“A vent’anni dalla precoce perdita di Lucio Battisti, figura indimenticabile della musica leggera italiana del secondo novecento, desidero ricordarne lo spessore artistico, la fervida creatività e le intuizioni geniali che hanno dato vita a opere intramontabili.”
Le parole usate dal Presidente della Repubblica Sergio Mattarella a ricordo di Lucio Battisti sottolineano l’eredità artistica senza tempo del cantore di “Acqua azzurra, acqua chiara”.
Che ha dato vita, insieme al grande paroliere Mogol, a dipinti di note, con racconti di storie semplici ma impresse a fuoco nella memoria di ciascuno. A tal punto che, appena parte l’attacco delle sue canzoni, le parole fluiscono immediatamente, tra ricordi ed emozioni. In un canto libero.
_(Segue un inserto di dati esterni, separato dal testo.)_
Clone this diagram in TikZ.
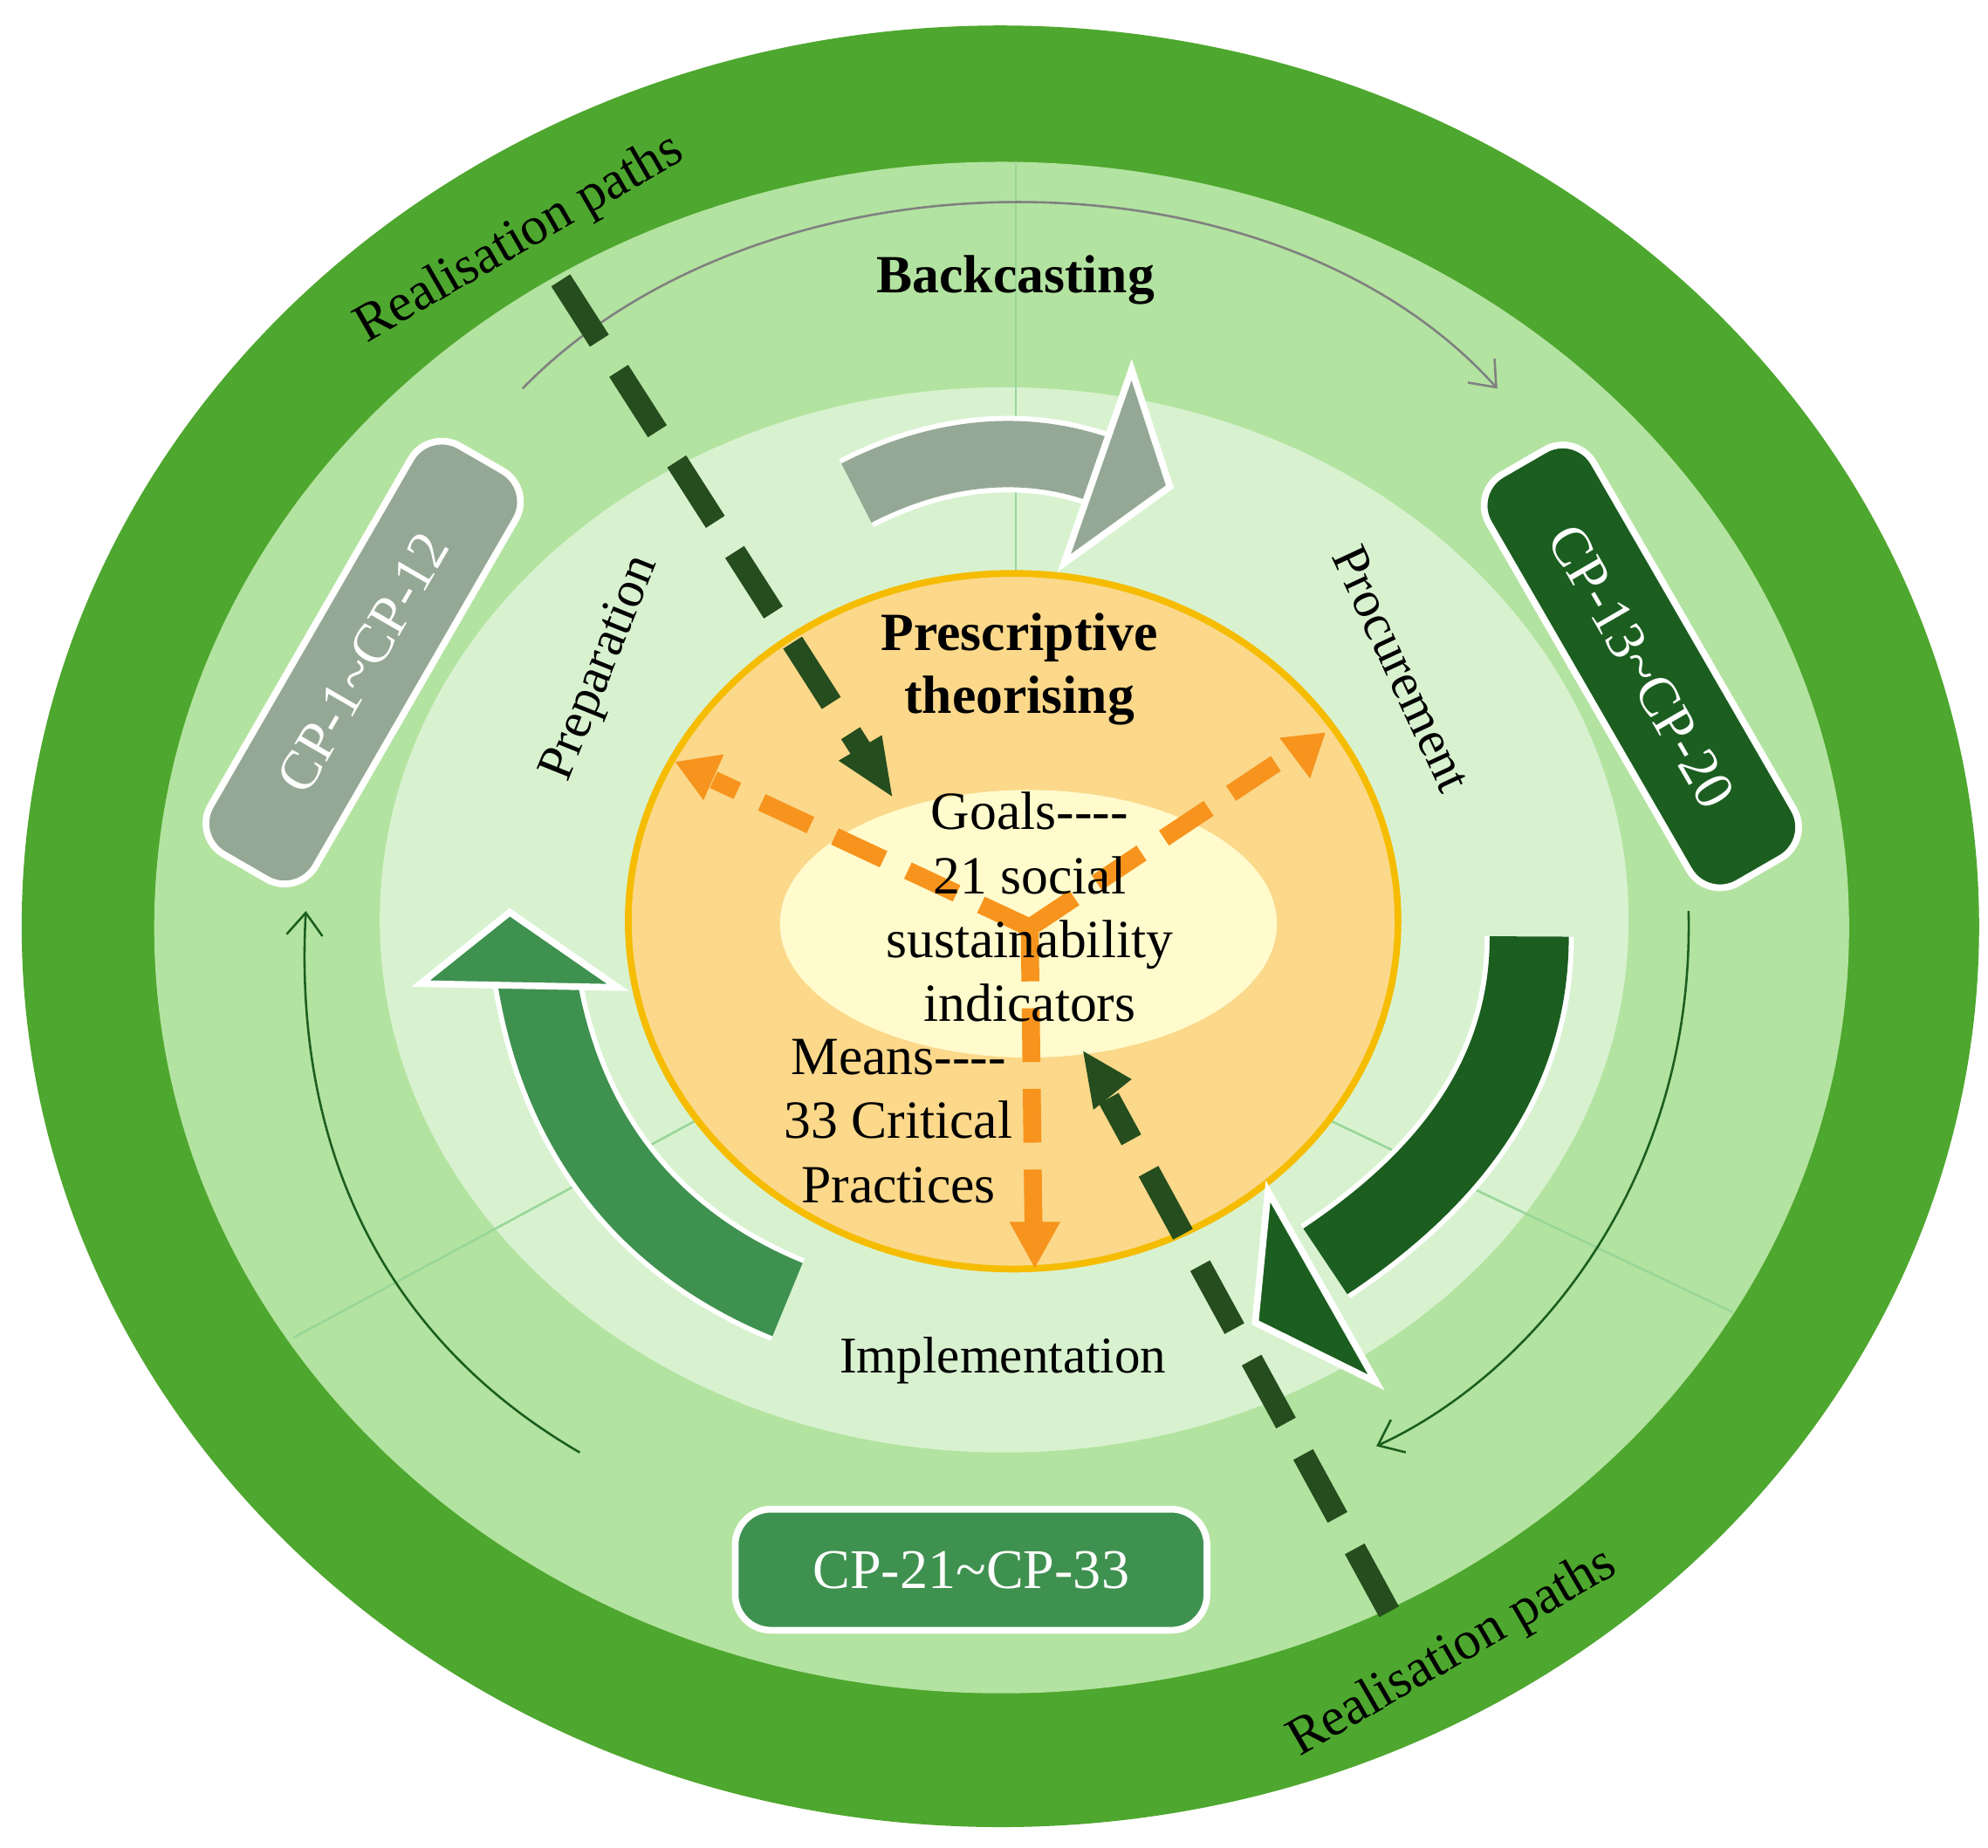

In cui alcuni versi sono diventati modi di dire, soprattutto quando la voce ci manca: “Che ne sai tu di un campo di grano?”, “Tu chiamale se vuoi, emozioni”, “Ancora tu, ma non dovevamo vederci più?” , “Lo scopriremo solo vivendo.”
Del resto, di fronte a quella poesia in musica che è “I giardini di marzo”, i vent’anni senza Lucio Battisti vengono surclassati dal suo esserci. Come ricordò lo stesso musicista nella sua ultima intervista, datata 1979, “L’artista non esiste. Esiste la sua arte.” Che parla per lui. Per sempre.